Jen Rubin at the Washington Post mentioned PODA in an article praising the new White House and Department of Justice contacts policies, but urges Congress to codify safeguards:

However, Eisen warns that “what one president can give, another president can take away.” Moreover, the new guidelines do not prevent the president from personally inserting himself into individual prosecutorial decisions, or even require him to inform Congress when he does so. For this reason, Congress should codify safeguards to prevent politicization of enforcement matters (including decisions on investigation, indictment and sentencing), expand the subpoena authority of inspectors general, and increase enforcement of and penalties for ethics violations.

Rachel Homer of the nonpartisan Protect Democracy tells me she approves of the updated policy as a “bulwark against the politicization and corruption of independent justice [that] we saw in the last administration.” Like Eisen, she nevertheless warns that “the administration needs to support legislation that would codify the core aspects of this policy into law that every administration would follow.”

Her group backs the Protecting Our Democracy Act, which includes provisions to enable Congress to enforce subpoenas; transparency in the pardon power; enhancement of the Hatch Act; limits and required documentation of White House contacts with the Justice Department; and protection for inspectors general and whistleblowers.

Protect Democracy’s Rachel Homer and Kristy Parker, both DOJ alums, wrote in Just Security about PODA as a key part of the need to reform DOJ:

Importantly, the Department should also make the policy memorandum public and take that opportunity to connect this public policy statement to an effort to restore integrity to the DOJ. Having a public, clear contacts policy not only establishes an important precedent for the Department going forward, it offers a prophylaxis for the Biden administration against allegations of improper political interference. It also educates current DOJ and White House staff on appropriate and inappropriate interactions.
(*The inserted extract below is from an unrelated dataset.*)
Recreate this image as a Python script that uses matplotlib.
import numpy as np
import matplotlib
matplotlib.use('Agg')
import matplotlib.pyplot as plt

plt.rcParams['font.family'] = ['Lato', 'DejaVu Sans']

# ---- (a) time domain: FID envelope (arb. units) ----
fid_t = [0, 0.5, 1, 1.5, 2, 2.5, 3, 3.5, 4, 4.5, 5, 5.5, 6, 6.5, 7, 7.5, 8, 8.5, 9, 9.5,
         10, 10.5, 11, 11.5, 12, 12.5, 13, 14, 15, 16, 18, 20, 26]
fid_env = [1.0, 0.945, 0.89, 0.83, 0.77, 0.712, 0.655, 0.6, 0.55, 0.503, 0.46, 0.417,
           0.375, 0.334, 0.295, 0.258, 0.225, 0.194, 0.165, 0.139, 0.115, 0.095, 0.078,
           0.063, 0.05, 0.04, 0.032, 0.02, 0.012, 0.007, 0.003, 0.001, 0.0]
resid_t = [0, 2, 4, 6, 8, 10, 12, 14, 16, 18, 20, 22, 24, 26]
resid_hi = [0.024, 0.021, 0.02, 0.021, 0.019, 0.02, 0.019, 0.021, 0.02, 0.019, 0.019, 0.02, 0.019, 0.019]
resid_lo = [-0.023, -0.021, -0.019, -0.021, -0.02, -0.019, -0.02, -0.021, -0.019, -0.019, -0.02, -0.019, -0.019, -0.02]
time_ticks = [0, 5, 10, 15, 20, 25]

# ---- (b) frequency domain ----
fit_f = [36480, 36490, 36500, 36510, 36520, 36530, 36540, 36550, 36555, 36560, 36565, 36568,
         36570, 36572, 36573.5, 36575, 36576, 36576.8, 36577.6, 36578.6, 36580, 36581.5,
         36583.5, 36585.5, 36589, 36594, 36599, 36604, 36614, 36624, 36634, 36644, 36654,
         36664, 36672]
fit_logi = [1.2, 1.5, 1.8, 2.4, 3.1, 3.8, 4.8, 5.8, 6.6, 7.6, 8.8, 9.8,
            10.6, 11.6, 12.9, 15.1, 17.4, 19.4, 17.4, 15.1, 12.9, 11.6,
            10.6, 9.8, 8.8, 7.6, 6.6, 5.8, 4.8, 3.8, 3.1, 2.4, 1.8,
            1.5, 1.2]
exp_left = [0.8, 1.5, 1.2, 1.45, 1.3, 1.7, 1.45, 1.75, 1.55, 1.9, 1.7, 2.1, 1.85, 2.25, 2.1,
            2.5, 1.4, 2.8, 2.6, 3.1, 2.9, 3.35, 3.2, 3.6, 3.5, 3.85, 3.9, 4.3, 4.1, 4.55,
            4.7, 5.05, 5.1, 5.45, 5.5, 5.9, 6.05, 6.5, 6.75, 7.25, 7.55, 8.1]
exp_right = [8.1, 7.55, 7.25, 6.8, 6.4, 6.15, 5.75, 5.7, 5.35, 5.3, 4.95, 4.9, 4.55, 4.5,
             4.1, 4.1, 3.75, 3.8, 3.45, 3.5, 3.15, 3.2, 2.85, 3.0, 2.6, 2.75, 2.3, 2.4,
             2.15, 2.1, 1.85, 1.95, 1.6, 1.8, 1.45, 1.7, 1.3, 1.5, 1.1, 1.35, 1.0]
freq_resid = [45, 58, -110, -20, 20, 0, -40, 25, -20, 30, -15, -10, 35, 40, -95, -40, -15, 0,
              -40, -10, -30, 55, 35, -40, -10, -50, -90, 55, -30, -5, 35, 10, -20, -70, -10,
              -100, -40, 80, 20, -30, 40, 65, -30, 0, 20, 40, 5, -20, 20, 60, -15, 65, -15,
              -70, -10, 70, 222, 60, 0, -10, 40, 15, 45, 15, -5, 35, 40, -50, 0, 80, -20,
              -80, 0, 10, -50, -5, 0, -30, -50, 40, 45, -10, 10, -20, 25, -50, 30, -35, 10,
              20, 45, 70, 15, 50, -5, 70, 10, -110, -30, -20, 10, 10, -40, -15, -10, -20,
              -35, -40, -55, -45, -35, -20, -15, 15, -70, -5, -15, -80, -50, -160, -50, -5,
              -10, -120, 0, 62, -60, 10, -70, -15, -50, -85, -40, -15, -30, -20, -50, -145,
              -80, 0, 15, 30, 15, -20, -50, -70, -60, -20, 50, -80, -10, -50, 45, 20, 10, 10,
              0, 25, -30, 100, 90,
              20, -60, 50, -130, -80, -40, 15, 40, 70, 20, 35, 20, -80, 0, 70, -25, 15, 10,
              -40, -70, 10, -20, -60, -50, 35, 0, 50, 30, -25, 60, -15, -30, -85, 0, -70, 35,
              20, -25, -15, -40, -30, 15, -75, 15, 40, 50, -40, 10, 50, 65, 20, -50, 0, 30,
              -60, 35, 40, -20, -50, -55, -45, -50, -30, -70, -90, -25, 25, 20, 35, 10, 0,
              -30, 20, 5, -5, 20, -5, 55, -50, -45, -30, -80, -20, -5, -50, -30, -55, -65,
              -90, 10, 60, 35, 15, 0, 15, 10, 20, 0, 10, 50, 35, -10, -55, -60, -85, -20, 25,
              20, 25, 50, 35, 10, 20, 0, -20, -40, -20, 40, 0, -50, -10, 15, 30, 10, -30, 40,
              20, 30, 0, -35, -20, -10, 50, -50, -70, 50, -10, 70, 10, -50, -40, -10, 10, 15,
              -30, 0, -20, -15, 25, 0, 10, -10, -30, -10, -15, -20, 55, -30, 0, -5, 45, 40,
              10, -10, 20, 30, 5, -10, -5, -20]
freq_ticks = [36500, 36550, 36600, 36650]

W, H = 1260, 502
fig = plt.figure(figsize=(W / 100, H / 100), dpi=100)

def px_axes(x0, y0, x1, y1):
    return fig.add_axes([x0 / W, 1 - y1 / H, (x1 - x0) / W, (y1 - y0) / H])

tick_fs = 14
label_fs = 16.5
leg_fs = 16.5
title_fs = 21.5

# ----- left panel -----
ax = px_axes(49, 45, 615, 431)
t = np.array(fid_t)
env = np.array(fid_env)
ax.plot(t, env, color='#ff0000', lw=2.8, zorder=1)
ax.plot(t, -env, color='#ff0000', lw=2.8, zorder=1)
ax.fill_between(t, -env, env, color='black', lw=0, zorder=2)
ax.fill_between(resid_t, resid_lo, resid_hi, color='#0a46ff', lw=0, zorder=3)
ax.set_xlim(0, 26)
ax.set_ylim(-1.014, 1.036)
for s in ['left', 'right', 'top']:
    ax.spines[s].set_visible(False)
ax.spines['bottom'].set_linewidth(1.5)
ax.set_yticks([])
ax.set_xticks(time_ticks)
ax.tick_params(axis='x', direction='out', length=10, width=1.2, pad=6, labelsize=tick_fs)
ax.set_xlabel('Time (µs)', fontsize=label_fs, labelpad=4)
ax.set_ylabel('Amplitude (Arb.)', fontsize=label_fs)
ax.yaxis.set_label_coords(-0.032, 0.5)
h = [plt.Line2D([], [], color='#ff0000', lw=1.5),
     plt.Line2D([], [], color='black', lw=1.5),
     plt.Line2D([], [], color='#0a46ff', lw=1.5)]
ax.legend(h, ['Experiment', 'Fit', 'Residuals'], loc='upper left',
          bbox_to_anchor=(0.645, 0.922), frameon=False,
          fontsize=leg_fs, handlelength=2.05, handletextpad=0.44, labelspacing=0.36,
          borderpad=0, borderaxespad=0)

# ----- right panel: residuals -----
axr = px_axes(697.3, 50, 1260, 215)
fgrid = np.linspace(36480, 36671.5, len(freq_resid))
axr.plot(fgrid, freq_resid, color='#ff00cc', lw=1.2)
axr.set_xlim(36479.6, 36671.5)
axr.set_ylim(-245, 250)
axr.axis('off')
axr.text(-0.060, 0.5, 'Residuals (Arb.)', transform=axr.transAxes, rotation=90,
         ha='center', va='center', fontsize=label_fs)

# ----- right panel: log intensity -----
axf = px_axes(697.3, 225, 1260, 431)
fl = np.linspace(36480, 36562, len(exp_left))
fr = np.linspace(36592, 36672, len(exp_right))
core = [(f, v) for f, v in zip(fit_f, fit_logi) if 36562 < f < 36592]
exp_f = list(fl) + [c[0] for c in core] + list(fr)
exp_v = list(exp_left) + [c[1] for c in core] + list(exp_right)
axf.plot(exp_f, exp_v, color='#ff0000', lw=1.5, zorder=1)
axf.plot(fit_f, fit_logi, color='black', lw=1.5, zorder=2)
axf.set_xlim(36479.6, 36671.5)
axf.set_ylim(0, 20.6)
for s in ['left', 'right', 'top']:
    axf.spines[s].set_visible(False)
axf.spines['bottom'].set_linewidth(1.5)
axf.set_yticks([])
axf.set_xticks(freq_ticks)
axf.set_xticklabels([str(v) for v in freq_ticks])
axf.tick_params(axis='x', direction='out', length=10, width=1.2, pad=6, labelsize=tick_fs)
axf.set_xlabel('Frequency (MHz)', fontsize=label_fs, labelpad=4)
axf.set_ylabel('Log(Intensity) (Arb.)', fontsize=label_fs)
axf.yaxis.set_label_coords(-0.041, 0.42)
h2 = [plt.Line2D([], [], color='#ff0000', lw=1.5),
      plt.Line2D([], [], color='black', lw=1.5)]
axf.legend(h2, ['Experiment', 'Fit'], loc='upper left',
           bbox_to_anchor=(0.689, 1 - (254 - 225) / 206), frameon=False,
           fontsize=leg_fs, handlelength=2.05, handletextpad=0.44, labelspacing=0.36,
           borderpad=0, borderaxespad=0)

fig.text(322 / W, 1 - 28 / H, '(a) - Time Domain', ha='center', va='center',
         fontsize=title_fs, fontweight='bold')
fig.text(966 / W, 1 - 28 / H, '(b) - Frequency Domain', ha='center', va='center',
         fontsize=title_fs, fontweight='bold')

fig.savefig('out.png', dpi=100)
And because any policy is only as strong as its enforcement mechanisms, and can be rescinded by any future administration, the Biden administration can help ensure that future administrations likewise play fair by endorsing the Protecting Our Democracy Act, which would codify in law transparency mechanisms relating to White House-agency contacts (disclosure: our organization, Protect Democracy, has advocated for and continues to endorse this package of legislative reforms).

 

Rep. Swalwell discussed PODA and the need to codify norms, in this case emoluments, on Joy Reid:

SWALWELL: Absolutely. I mean, who in the inner circle has not been indicted at this point? But the greater issue is not that this is getting closer to Donald Trump, it`s that Donald Trump allowed foreign actors, whether it was the Russians or, here, the Emiratis to get too close to our foreign policy.
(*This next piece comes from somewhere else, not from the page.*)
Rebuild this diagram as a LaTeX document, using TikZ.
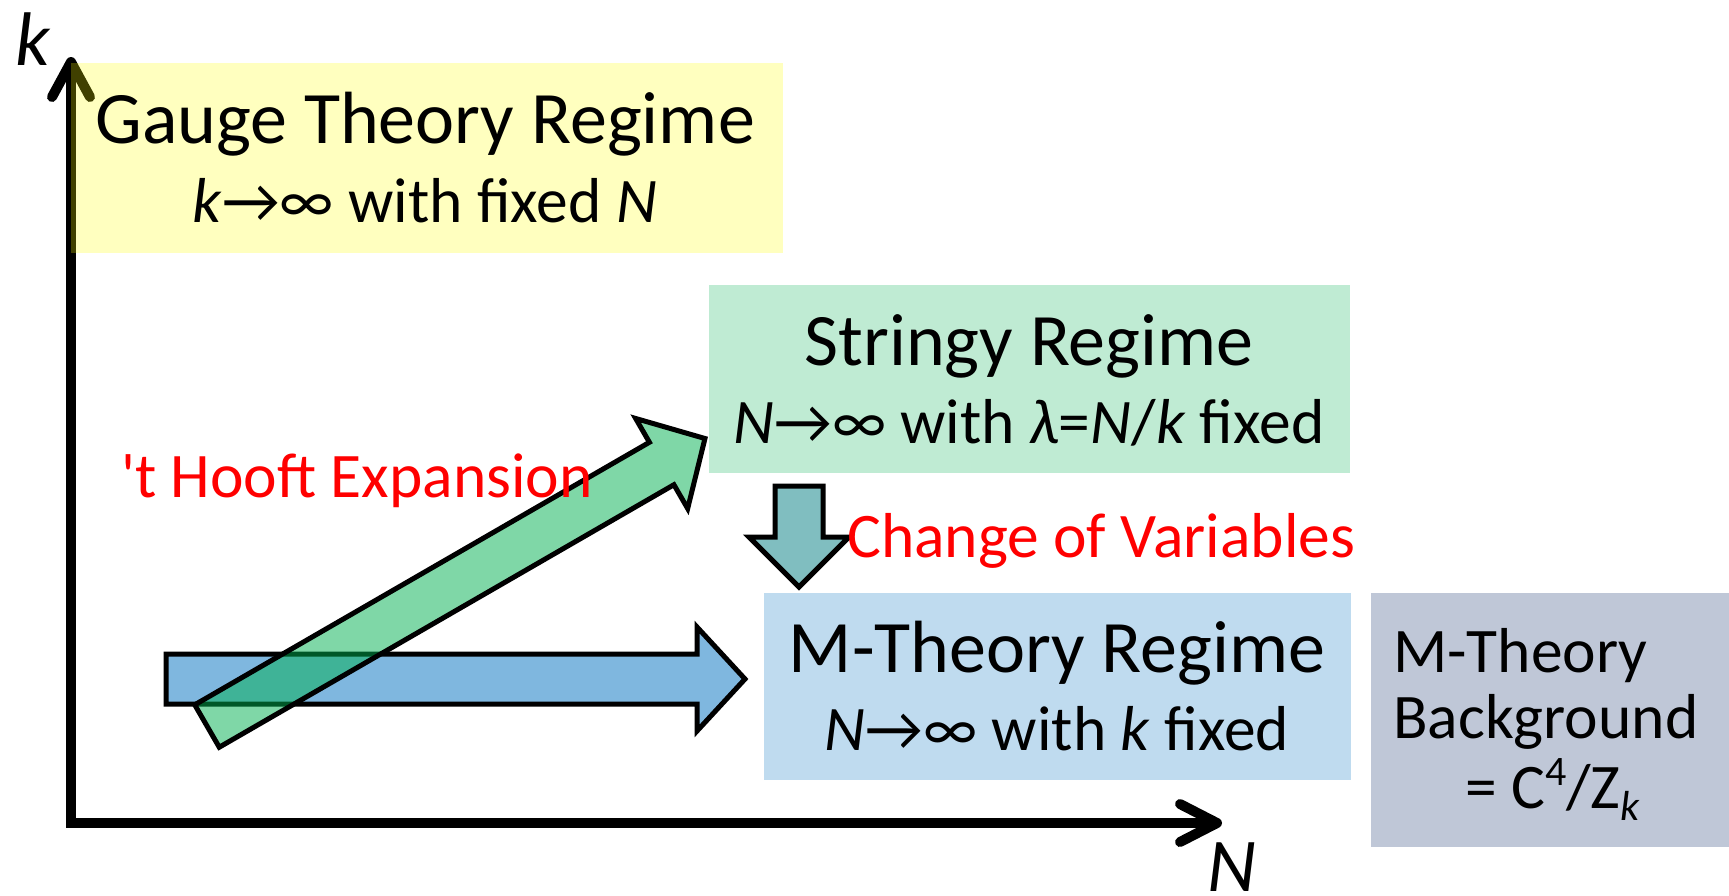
\documentclass[tikz,border=0pt]{standalone}
\usepackage{fontspec}
\setmainfont{Carlito}
\definecolor{gYellow}{rgb}{1,1,0}
\definecolor{gGreen}{RGB}{0,176,80}
\definecolor{gBlue}{RGB}{0,112,192}
\definecolor{gNavy}{RGB}{0,32,96}
\definecolor{gTeal}{RGB}{128,190,192}
\newcommand{\supfour}{\raisebox{0.36em}{\fontsize{42}{44}\selectfont 4}}
\newcommand{\subk}{\raisebox{-0.2em}{\fontsize{42}{44}\selectfont\itshape k}}
\begin{document}
\begin{tikzpicture}[x=1pt,y=-1pt,
  regbox/.style={rectangle, draw=none, inner sep=0pt, fill opacity=0.25},
  bigtxt/.style={font=\fontsize{74}{80}\selectfont, anchor=base, inner sep=0pt},
  midtxt/.style={font=\fontsize{63.5}{68}\selectfont, anchor=base, inner sep=0pt},
  graytxt/.style={midtxt, anchor=base west},
  redtxt/.style={midtxt, text=red, anchor=base west},
  axislbl/.style={font=\fontsize{76}{80}\selectfont\itshape, anchor=base west, inner sep=0pt},
  axisline/.style={line width=10pt},
  fatarrow/.style={draw=black, line width=5pt, line join=miter, fill opacity=0.5}]
\useasboundingbox (0,0) rectangle (1729,895);

% axes
\coordinate (O) at (71,823);
\coordinate (ytop) at (71,68);
\coordinate (xend) at (1210,823);
\coordinate (ytip) at (71,62);
\coordinate (xtip) at (1217,823);
\draw[axisline, line join=miter] (ytop) -- (O) -- (xend);
\draw[axisline, line cap=round, line join=round] (52,97) -- (ytip) -- (90,97);
\draw[axisline, line cap=round, line join=round] (1180,804) -- (xtip) -- (1180,842);
\node[axislbl] (klbl) at (15,65) {k};
\node[axislbl] (Nlbl) at (1207,891) {N};

% regime boxes
\node[regbox, fill=gYellow, minimum width=712pt, minimum height=190pt] (gauge) at (427,158) {};
\node[regbox, fill=gGreen, minimum width=641pt, minimum height=188pt] (stringy) at (1029.5,379) {};
\node[regbox, fill=gBlue, minimum width=587pt, minimum height=187pt] (mth) at (1057.5,686.5) {};
\node[regbox, fill=gNavy, minimum width=358pt, minimum height=254pt] (bg) at (1550,720) {};

% fat arrows
\draw[fatarrow, fill=gBlue] (166,654) -- (697,654) -- (697,627) -- (745,679) -- (697,731) -- (697,704) -- (166,704) -- cycle;
\begin{scope}[shift={(207,726)}, rotate=30]
\draw[fatarrow, fill=gGreen] (0,-24.5) -- (525,-24.5) -- (525,-52) -- (575,0) -- (525,52) -- (525,24.5) -- (0,24.5) -- cycle;
\end{scope}
\draw[draw=black, line width=5pt, line join=miter, fill=gTeal] (775,486) -- (823,486) -- (823,537) -- (849,537) -- (799,587) -- (749,537) -- (775,537) -- cycle;

% texts
\node[bigtxt] (g1) at (425,143) {Gauge Theory Regime};
\node[midtxt] (g2) at (425,222) {\textit{k}→∞ with fixed \textit{N}};
\node[bigtxt] (s1) at (1029,365) {Stringy Regime};
\node[midtxt] (s2) at (1029,443) {\textit{N}→∞ with \textit{λ}=\textit{N}/\textit{k} fixed};
\node[bigtxt] (m1) at (1057,672) {M-Theory Regime};
\node[midtxt] (m2) at (1057,750) {\textit{N}→∞ with \textit{k} fixed};
\node[graytxt] (b1) at (1393,672) {M-Theory};
\node[graytxt] (b2) at (1393,738) {Background};
\node[graytxt] (b3) at (1465,808) {= C\supfour/Z\subk};
\node[redtxt] (th) at (121,497) {\textquotesingle t Hooft Expansion};
\node[redtxt] (cv) at (847,557) {Change of Variables};
\end{tikzpicture}
\end{document}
Adam Schiff has the solution with the Protecting Our Democracy Act. It would clean up the emoluments clause, many of the reporting that would be required for interacting with foreign actors, as was done in this case.

And we must learn from what Donald Trump exposed as far as vulnerabilities in our democracy and not just accept that this can never happen again. It will happen again if we do nothing.

 

Finally, Chris Truax wrote about the urgency of “autocrat-proof[ing]” the presidency in USA Today and flagged PODA as a “critical piece of democratic and constitutional infrastructure”:

This is just one of the critical pieces of democratic and constitutional infrastructure that requires attention. For example, Rep. Adam Schiff, D-Calif., plans to reintroduce the Protecting Our Democracy Act, which strengthens some of the guardrails of democracy damaged during the Trump presidency. Among other things, it would better protect inspectors general, make it easier for Congress to enforce subpoenas, limit presidential emergency declarations and reform the Vacancies Act.